Buried Tectonic Plate Exposes Undisclosed Dinosaur-Era Sea

Admin | Published 2016-08-29 22:26
A recent study reveals that an unknown tectonic plate swallowed up by the Earth has just been uncovered in the Philippine Sea. The hidden sea probably has existed 52 million years ago, after dinosaurs went extinct. A seafloor was formed by the tectonic plate underneath the Philippine Sea. Geoscientists used images from earthquake data and from there, developed new ways to reconstruct the tectonic plate’s history and resurrect the “slab graveyard” of tectonic plate segments which was buried deep underneath the earth. This then led the scientists to classify the former unknown East Asian Sea Plate where the dinosaur-era sea once existed. The Philippine Sea is found at the juncture of several tectonic plates.
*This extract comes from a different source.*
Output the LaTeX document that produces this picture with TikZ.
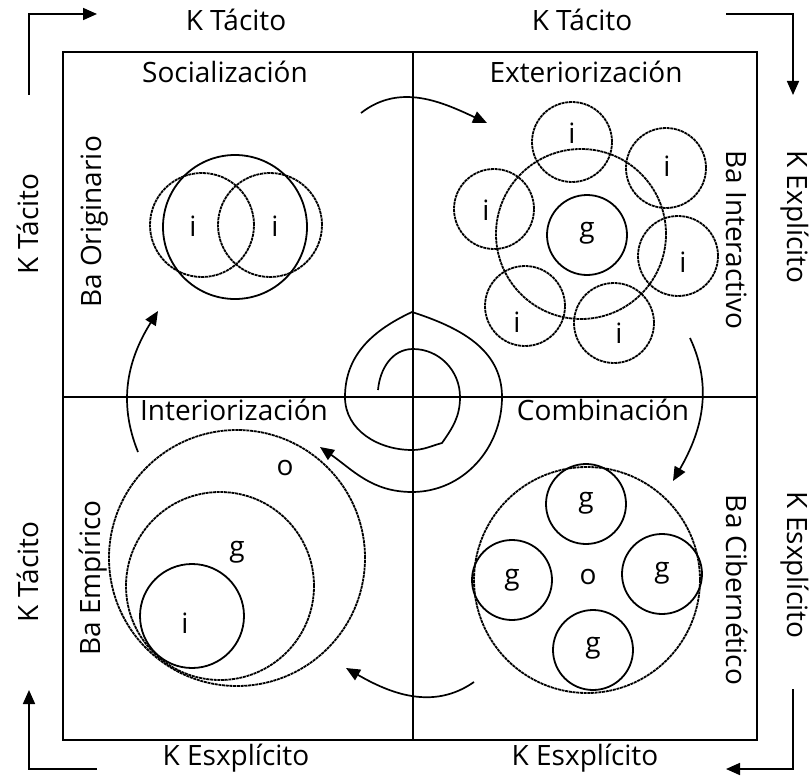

As stated in Eartharchives, “The Pacific, Indo-Australian and Eurasian plates frame several smaller plates, including the Philippine Sea Plate, which researchers say has been migrating northwest since its formation roughly 55 million years ago.” The Philippine Sea Plate then collided with East Asian Sea Plate’s northern edge which was then driven into the earth’s mantle.  The researchers added that due to that, the East Asian Sea Plate’s southern area was eventually forced beneath its neighboring plates. Johnny Wu, University of Houston geologist and the lead author of the study said in a statement, “East Asia has been a place where plates have been coming together, converging and disappearing from the Earth's surface in a process called subduction. Because the information you're looking for to piece together the history of the area is actually disappearing from the Earth's surface, it's made it very difficult.” These findings would provide researchers with a clearer view of the Philippine Sea history and its surrounding areas. Sabin Zahirovic, a geologist at the University of Sydney told Live Science, “The work [is] a groundbreaking advance in our understanding of the deep Earth structure in the most complex parts of the Eastern Hemisphere.” Wu and his fellow researchers then added that they will be using the new method for future studies, “As we keep working in other areas with a lot of unknowns - for example, South America or the Himalayas - we'll continue to test these methods and refine them, and hopefully contribute new ideas to Earth science.”